Navigant cites a history of poor GIS data quality as a major problem in the utility industry and reports that poor GIS data quality is an area of significant concern for smart grid planners who intend to use GIS as a foundational data layer for interoperable grid operational processes.
At a recent conference a speaker from a Canadian power utility emphasized that a key prerequisite for a successful data-driven analytical approach for utilities is quality data. His utility found that when they started to make investment decisions based on their analysis of their operational data, the deficiencies in their data sets immediately become apparent. For example, they found that only 76 % of their connectivity data was reliable, the remaining quarter was unusable.
Navigant estimates that 60% of all electric utility employees work in the field on assets that have spatial attributes. It also points out that managing a field workforce is a significant challenge, when data including location about assets in the field are missing or incorrect.

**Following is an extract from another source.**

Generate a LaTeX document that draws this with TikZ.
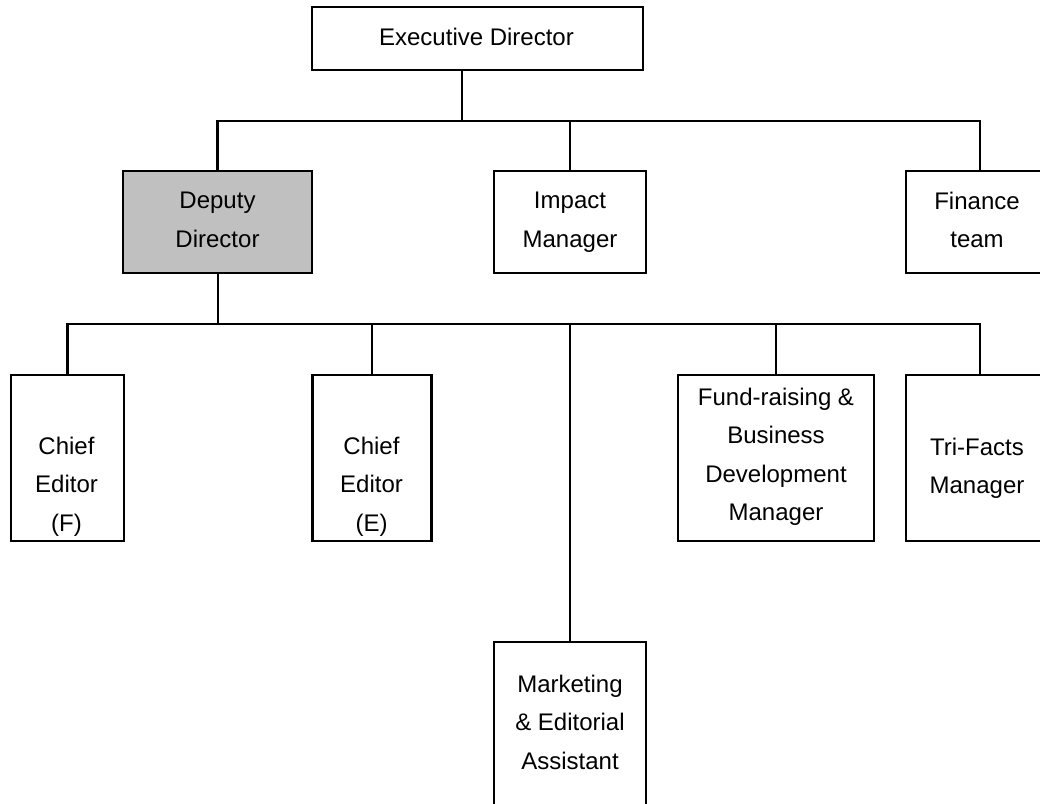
\documentclass[tikz,border=0pt]{standalone}
\usepackage{fontspec}
\setmainfont{Liberation Sans}
\definecolor{boxgray}{HTML}{C0C0C0}
\begin{document}
\begin{tikzpicture}[x=1pt,y=1pt,
  orgbox/.style={draw=black,line width=2.7pt,rectangle,inner sep=0pt,minimum width=#1},
  orgtext/.style={anchor=north,inner sep=0pt,align=center,font=\fontsize{24}{38.3}\selectfont},
  conn/.style={draw=black,line width=2.7pt}]
\useasboundingbox (0,0) rectangle (1040,-803);
\clip (0,0) rectangle (1040,-803);
\fill[white] (0,0) rectangle (1040,-803);
% boxes
\node[orgbox=331pt,minimum height=63pt] (exec) at (477.5,-38.5) {};
\node[orgbox=189pt,minimum height=102pt,fill=boxgray] (deputy) at (217.5,-222) {};
\node[orgbox=152pt,minimum height=102pt] (impact) at (570,-222) {};
\node[orgbox=148pt,minimum height=102pt] (finance) at (980,-222) {};
\node[orgbox=113pt,minimum height=166pt] (chiefF) at (67.5,-458) {};
\node[orgbox=119pt,minimum height=166pt] (chiefE) at (372,-458) {};
\node[orgbox=196pt,minimum height=166pt] (fund) at (776,-458) {};
\node[orgbox=148pt,minimum height=166pt] (trifacts) at (980,-458) {};
\node[orgbox=152pt,minimum height=180pt] (market) at (570,-732) {};
% texts
\node[orgtext] (texec) at (476.5,-28) {Executive Director};
\node[orgtext] (tdeputy) at (217.5,-192) {Deputy\\Director};
\node[orgtext] (timpact) at (570,-192) {Impact\\Manager};
\node[orgtext] (tfinance) at (977,-192) {Finance\\team};
\node[orgtext] (tchiefF) at (66.5,-437) {Chief\\Editor\\(F)};
\node[orgtext] (tchiefE) at (371.5,-437) {Chief\\Editor\\(E)};
\node[orgtext] (tfund) at (776,-388) {Fund-raising \&\\Business\\Development\\Manager};
\node[orgtext] (ttrifacts) at (977,-438) {Tri-Facts\\Manager};
\node[orgtext] (tmarket) at (570,-675) {Marketing\\\& Editorial\\Assistant};
% junctions
\coordinate (j1) at (462,-121);
\coordinate (j2) at (218,-324);
% connectors
\draw[conn] (exec.south -| j1) -- (j1);
\draw[conn] (deputy.north) |- (j1) -| (finance.north);
\draw[conn] (j1 -| impact.north) -- (impact.north);
\draw[conn] (deputy.south -| j2) -- (j2);
\draw[conn] (chiefF.north) |- (j2) -| (trifacts.north);
\draw[conn] (j2 -| chiefE.north) -- (chiefE.north);
\draw[conn] (j2 -| market.north) -- (market.north);
\draw[conn] (j2 -| fund.north) -- (fund.north);
\end{tikzpicture}
\end{document}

A critical factor is depth and quality of the skills, tools, and solutions that are available to support GIS-based applications. The traditional vendors in this space are Esri, Intergraph, Autodesk, Bentley, GE/Smallworld, and Oracle, but Navigant and others foresees the integration of IT and OT to support smart grid transforming the market through mergers and acquisitions. The effect will be to dramatically increase the size of the geospatially-enabled utility application market.
Navigant sees geospatial-related analytics (spatial analytics) as one of the keys to success for electric utility operations in the smart grid era. Looking for patterns and correlations between different land, weather, terrain, assets, and other types of geodata will be increasingly important for utilities. Power-related analytics with geospatial components include network fault tracing, load flow analysis, Volt/VAR analysis, real-time disaster situational awareness, condition-based maintenance, and vegetation management.
Geospatial data is also critical for analytics relating to long-term power system evolution. Predictive analytics, analyzing structured and unstructured data sources to uncover patterns in the data that can be used to identify issues before they occur, is a growing area but this will require high performance computing to enable it to be applied to its full potential.
One of the major challenges facing utilities is siloed GISs. Navigant argues that "GIS usage in smart grid applications will demand a high degree of accuracy and timely, synchronized updates, which will be difficult to orchestrate in a federated environment. Ultimately, utilities will have to implement a GIS repository of record that supports smart grid requirements." This means that the stage is set for a transformation in how utilities use GIS that will make it a foundation for managing the smart grid and for fully realizing the benefits of smart grid technology.